If I had to name a specific house of worship that is my very favorite, it would be the Alamo Drafthouse on South Lamar, a perfect example of what it is I want from a movie theater. There is no place on Earth where I am more myself, and that is exactly what I was looking for when I went from church to church to church. I found mine, and my belief makes me happy when I'm sad, strong when I'm weak, and connects me to something larger. One of the reasons I hate writing about box-office or awards is because I think they both make film seem smaller, grubbier, more business than art.
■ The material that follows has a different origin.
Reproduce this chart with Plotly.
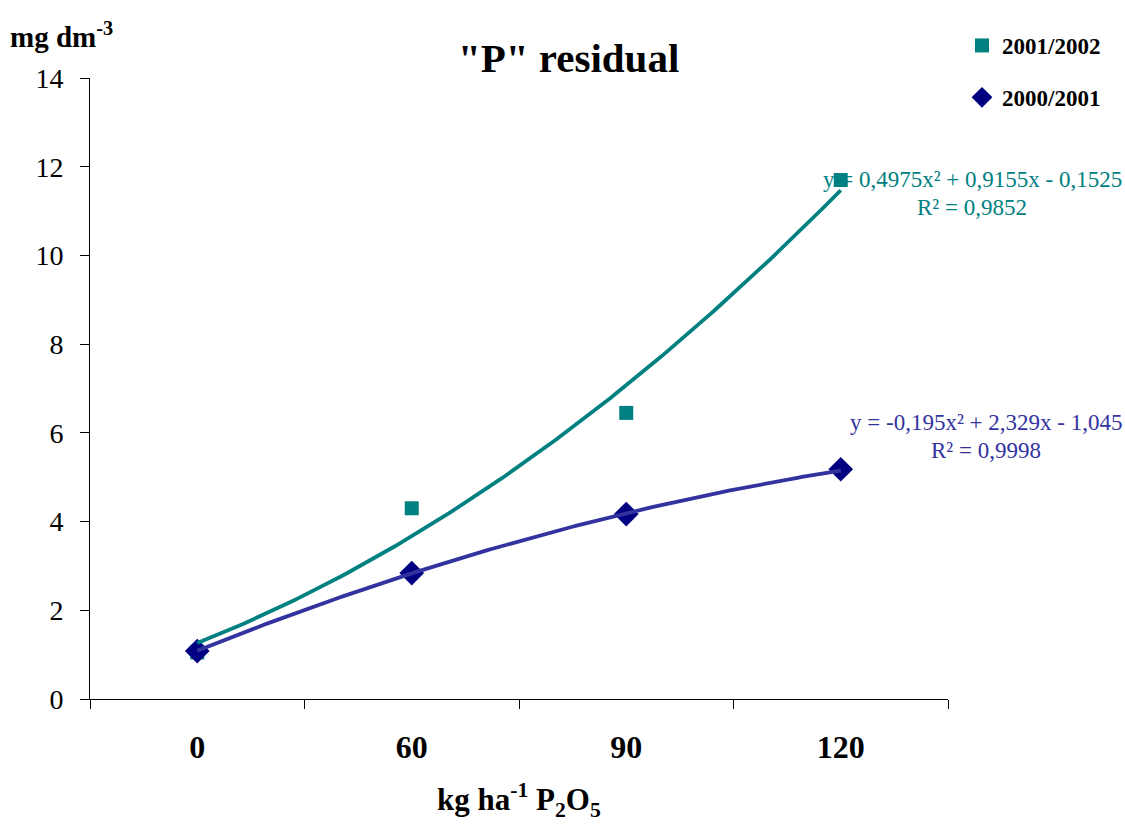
import numpy as np
import plotly.graph_objects as go

categories = ["0", "60", "90", "120"]
series_2002 = [1.05, 4.3, 6.45, 11.7]
series_2001 = [1.08, 2.84, 4.17, 5.18]
coef_2002 = [0.4975, 0.9155, -0.1525]   # a, b, c of trendline (x = category index 1..4)
coef_2001 = [-0.195, 2.329, -1.045]
y_ticks = [0, 2, 4, 6, 8, 10, 12, 14]

TEAL = "#008080"
NAVY = "#000080"
BLUE_LINE = "#3333A0"
FONT = "Liberation Serif"

xi = list(range(1, len(categories) + 1))
xs = np.linspace(1, len(categories), 200)

def poly(c, x):
    return c[0] * x ** 2 + c[1] * x + c[2]

fig = go.Figure()
fig.add_trace(go.Scatter(x=xi, y=series_2002, mode="markers", name="<b>2001/2002</b>",
                         marker=dict(symbol="square", size=14, color=TEAL),
                         legendgroup="a"))
fig.add_trace(go.Scatter(x=xi, y=series_2001, mode="markers", name="<b>2000/2001</b>",
                         marker=dict(symbol="diamond", size=19, color=NAVY),
                         legendgroup="b"))
fig.add_trace(go.Scatter(x=xs, y=poly(coef_2002, xs), mode="lines", showlegend=False,
                         line=dict(color=TEAL, width=3.8), hoverinfo="skip"))
fig.add_trace(go.Scatter(x=xs, y=poly(coef_2001, xs), mode="lines", showlegend=False,
                         line=dict(color=BLUE_LINE, width=3.8), hoverinfo="skip"))

def px_x(p):
    return (p - 90) / 858.0

def px_y(p):
    return (699 - p) / 621.0

EQ = 23
annotations = [
    dict(text='<b>"P" residual</b>', x=px_x(568), y=px_y(58), font=dict(size=41, family=FONT, color="black"),
         xanchor="center", yanchor="middle"),
    dict(text="<b>mg dm<sup>-3</sup></b>", x=px_x(8), y=px_y(35), font=dict(size=29, family=FONT, color="black"),
         xanchor="left", yanchor="middle"),
    dict(text="<b>kg ha<sup>-1</sup> P<sub>2</sub>O<sub>5</sub></b>", x=px_x(519), y=px_y(800),
         font=dict(size=31, family=FONT, color="black"), xanchor="center", yanchor="middle"),
    dict(text="y = 0,4975x² + 0,9155x - 0,1525", x=px_x(972), y=px_y(180),
         font=dict(size=EQ, family=FONT, color=TEAL), xanchor="center", yanchor="middle"),
    dict(text="R² = 0,9852", x=px_x(972), y=px_y(207),
         font=dict(size=EQ, family=FONT, color=TEAL), xanchor="center", yanchor="middle"),
    dict(text="y = -0,195x² + 2,329x - 1,045", x=px_x(986), y=px_y(422),
         font=dict(size=EQ, family=FONT, color=BLUE_LINE), xanchor="center", yanchor="middle"),
    dict(text="R² = 0,9998", x=px_x(986), y=px_y(450),
         font=dict(size=EQ, family=FONT, color=BLUE_LINE), xanchor="center", yanchor="middle"),
]
for a in annotations:
    a["xref"] = "paper"
    a["yref"] = "paper"
    a["showarrow"] = False

fig.update_layout(
    width=1125, height=824,
    margin=dict(l=90, r=177, t=78, b=125),
    paper_bgcolor="white", plot_bgcolor="white",
    font=dict(family=FONT, color="black"),
    showlegend=True,
    legend=dict(x=px_x(962), y=px_y(24), xanchor="left", yanchor="top",
                font=dict(size=23, family=FONT, color="black"),
                tracegroupgap=19, bgcolor="rgba(0,0,0,0)"),
    annotations=annotations,
    xaxis=dict(range=[0.5, 4.5], tickmode="array", tickvals=xi,
               ticktext=["<b>%s</b>" % c for c in categories],
               tickfont=dict(size=32, family=FONT, color="black"),
               ticks="", showgrid=False, zeroline=False,
               showline=True, linecolor="black", linewidth=1,
               ticklabelstandoff=20,
               minor=dict(tickmode="array", tickvals=[0.5, 1.5, 2.5, 3.5, 4.5],
                          ticks="outside", ticklen=9, tickcolor="black", tickwidth=1, showgrid=False)),
    yaxis=dict(range=[0, 14], tickmode="array", tickvals=y_ticks,
               tickfont=dict(size=28, family=FONT, color="black"),
               ticks="outside", ticklen=9, tickcolor="black", tickwidth=1,
               showgrid=False, zeroline=False, showline=True, linecolor="black", linewidth=1,
               ticklabelstandoff=11),
)

fig.write_html("out.html")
I refuse to be a snob about any genre, any style of filmmaking, or any of the world's various film cultures because you never know where the next lightning bolt will come from, and closing yourself off only limits your own experience.
We're at the end of the summer right now, and the Toronto Film Festival is a few weeks away. That's my next big moment on the calendar, my next major fix, and I'm looking forward to both the expected and the unexpected. And while I may not live in Toronto, I feel connected to that festival after all the years I've been. I will sit in the Ryerson, hoping for another experience like my first viewing of “The Raid,” and I'll go to the Scotiabank and wander from screen to screen, ready for whatever happens. I'll head to the Lightbox, and I will cross my fingers every single time a new screening begins. And every one of those screenings, every visit I make to church, I'll be hoping for another experience that defines me in some way or that renews my faith in the overall power of film.
And as I have for the last seventeen years, I look forward to sharing it all with you.